1. I don't see such a thing on the weblink you gave (acnc)
In my opinion, this rule is pure nonsense, as raid 3 just use a
separate drive to store stripe parity. You just need at least 3
drives, one for parity, 2 for data. you can do raid 3 with how many
drives you want.

2. because the raid controler/software thing can reconstruct the data
with only n-1 of the n drives in the array.
in random IO this can be quite usefull, while in sequential read, the
parity drive is not that much of use.

On Fri, Jul 25, 2008 at 11:46 AM, Wojciech Puchar
<[EMAIL PROTECTED]> wrote:
> i read the graid3 manual and http://www.acnc.com/04_01_03.html to make sure
> i know what's RAID3 and i don't understand few things.
>
> 1)
>
> "The number of components must be equal to 3, 5, 9, 17, etc.

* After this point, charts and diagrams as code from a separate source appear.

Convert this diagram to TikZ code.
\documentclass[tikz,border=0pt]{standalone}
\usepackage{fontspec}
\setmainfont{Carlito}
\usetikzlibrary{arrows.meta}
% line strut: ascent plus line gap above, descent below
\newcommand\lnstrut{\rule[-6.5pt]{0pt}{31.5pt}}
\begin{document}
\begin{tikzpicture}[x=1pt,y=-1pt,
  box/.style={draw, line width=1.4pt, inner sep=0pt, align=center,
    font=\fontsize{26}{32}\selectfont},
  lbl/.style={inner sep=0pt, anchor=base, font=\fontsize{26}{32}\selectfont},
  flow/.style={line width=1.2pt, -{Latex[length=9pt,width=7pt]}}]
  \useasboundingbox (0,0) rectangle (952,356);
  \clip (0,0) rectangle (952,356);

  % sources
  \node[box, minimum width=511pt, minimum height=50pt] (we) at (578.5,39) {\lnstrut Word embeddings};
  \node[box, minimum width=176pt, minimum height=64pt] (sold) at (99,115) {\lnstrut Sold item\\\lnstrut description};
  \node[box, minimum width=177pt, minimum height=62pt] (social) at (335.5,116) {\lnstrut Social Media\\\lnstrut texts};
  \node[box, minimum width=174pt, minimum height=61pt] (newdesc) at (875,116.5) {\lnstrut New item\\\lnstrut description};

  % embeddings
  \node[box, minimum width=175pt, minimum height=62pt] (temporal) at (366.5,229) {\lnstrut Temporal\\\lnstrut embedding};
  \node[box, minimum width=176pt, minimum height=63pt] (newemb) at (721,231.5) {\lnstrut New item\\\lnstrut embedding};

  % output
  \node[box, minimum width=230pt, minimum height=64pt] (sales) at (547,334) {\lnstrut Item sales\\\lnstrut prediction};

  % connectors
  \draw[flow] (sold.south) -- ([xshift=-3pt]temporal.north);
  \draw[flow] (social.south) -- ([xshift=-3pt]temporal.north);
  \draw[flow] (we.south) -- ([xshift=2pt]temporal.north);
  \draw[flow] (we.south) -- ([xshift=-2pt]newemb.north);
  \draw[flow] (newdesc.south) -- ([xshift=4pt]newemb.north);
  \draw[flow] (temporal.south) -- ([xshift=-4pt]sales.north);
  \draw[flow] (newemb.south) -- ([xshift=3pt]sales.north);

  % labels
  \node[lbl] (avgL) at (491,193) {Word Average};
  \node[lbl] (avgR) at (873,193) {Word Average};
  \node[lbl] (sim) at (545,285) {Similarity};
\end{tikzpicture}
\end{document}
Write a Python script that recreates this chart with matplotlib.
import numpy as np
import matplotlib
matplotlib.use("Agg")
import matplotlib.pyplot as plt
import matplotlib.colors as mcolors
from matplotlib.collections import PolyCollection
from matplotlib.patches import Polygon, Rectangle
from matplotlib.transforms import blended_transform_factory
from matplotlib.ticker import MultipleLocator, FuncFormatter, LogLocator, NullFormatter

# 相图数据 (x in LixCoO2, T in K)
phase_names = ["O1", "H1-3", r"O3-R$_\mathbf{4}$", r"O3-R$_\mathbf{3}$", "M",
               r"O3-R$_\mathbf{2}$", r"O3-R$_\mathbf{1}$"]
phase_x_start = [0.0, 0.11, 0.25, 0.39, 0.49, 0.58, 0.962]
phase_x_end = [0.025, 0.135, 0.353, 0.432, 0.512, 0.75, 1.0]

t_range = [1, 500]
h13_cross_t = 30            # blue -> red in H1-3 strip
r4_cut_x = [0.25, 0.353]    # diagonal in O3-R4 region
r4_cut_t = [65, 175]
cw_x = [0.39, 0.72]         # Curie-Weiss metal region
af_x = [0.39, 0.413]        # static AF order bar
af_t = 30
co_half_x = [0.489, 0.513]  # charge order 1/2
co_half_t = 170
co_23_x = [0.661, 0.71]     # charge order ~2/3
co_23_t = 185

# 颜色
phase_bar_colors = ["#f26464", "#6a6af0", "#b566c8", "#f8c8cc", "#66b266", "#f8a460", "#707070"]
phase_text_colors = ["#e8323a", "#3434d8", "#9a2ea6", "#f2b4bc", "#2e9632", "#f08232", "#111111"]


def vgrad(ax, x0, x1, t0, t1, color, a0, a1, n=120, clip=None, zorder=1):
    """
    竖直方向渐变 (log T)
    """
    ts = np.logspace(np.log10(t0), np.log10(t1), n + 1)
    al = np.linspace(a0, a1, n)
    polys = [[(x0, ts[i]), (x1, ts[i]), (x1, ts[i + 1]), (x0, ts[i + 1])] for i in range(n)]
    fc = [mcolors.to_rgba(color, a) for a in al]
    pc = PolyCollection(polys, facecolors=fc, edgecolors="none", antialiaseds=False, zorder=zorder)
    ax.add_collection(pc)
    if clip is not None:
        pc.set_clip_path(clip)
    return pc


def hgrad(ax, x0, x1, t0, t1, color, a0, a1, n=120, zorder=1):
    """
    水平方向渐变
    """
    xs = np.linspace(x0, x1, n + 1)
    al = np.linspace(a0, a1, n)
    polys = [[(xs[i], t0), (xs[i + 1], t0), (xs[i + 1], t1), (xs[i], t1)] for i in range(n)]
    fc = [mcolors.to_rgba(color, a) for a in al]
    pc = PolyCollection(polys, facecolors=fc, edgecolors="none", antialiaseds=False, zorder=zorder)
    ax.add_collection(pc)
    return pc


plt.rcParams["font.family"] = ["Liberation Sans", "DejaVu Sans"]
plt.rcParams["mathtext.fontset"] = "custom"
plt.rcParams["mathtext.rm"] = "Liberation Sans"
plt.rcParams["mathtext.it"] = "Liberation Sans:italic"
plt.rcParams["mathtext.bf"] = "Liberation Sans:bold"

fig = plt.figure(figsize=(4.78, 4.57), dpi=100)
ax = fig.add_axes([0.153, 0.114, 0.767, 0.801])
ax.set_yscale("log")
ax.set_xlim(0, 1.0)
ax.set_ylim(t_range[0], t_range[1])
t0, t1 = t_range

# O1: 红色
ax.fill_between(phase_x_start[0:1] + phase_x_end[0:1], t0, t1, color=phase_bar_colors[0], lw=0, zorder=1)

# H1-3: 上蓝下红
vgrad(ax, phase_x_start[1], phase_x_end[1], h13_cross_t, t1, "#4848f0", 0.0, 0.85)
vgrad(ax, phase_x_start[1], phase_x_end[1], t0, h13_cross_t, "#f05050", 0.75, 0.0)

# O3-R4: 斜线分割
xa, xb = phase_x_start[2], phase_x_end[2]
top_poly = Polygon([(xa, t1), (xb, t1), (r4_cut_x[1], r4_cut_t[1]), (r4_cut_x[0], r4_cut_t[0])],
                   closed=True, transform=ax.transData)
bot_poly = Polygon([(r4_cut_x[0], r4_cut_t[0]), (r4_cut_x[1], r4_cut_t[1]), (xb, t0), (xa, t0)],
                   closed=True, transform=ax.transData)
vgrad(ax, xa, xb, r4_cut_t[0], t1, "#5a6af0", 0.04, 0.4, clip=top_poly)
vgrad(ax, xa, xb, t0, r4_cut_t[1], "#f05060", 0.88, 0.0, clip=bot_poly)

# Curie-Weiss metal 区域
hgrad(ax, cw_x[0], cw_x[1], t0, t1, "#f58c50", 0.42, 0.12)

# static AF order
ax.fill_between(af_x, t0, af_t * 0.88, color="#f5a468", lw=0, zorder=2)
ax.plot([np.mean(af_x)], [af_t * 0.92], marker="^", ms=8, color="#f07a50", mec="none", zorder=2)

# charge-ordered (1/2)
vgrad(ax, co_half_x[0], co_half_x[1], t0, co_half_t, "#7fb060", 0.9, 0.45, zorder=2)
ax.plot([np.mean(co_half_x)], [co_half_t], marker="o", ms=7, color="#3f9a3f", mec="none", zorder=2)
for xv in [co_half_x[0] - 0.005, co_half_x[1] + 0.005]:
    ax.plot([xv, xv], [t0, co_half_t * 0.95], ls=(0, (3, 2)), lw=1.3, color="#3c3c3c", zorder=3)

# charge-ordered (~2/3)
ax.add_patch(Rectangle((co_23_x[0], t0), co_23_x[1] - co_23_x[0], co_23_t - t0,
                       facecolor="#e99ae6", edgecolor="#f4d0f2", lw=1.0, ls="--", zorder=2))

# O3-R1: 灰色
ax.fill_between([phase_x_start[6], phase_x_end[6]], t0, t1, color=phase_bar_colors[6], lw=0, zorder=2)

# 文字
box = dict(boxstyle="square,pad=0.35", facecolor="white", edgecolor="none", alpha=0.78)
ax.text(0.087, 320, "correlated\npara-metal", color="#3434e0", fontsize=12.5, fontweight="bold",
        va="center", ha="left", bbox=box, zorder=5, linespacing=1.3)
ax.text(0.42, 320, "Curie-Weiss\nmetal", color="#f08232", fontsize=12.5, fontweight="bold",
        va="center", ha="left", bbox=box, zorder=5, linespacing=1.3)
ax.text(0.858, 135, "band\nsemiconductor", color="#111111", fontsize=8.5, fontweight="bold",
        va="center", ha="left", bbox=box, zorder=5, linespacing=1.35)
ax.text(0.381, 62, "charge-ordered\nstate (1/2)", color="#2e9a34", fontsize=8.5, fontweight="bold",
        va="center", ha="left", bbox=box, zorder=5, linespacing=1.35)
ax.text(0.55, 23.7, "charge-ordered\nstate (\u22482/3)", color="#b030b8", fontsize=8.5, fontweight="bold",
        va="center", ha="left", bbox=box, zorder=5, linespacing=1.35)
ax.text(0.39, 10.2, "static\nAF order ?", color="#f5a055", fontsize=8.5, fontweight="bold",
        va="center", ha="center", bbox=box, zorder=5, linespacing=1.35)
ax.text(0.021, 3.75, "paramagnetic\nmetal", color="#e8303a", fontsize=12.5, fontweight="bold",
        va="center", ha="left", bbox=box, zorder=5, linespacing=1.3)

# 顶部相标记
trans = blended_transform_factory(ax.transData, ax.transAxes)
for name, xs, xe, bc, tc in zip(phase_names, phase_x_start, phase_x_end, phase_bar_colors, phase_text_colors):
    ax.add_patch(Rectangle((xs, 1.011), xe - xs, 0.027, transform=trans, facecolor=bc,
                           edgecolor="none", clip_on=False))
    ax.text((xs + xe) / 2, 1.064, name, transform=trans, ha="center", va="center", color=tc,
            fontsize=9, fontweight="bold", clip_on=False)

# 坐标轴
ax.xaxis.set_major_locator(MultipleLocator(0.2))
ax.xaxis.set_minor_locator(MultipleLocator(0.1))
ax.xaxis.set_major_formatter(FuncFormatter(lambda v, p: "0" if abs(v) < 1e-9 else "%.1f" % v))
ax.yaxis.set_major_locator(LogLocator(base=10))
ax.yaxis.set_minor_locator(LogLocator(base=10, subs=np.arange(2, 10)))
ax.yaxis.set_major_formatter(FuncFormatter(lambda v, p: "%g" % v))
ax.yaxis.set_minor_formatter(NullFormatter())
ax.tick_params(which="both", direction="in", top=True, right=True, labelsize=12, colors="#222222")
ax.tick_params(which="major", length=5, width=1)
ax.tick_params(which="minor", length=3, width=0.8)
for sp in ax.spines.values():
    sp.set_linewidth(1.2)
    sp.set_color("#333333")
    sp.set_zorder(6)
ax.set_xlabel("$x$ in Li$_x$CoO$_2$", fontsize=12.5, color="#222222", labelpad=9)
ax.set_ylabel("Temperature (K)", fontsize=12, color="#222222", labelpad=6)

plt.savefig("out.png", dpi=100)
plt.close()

>                (2^n + 1)."
>
> why it can't be say 5 disks+parity?
>
> 2) "-r  Use parity component for reading in round-robin fashion.
> "Without this option the parity component is not used at
> all for reading operations when the device is in a complete state.
>  With this option specified random I/O read operations are even 40% faster
> , but sequential reads are slower.  One cannot use this option if the -w
> option is also specified."
>
>
> how parity disk could speed up random I/O?
>
>
> is there any description of how graid3 actually works?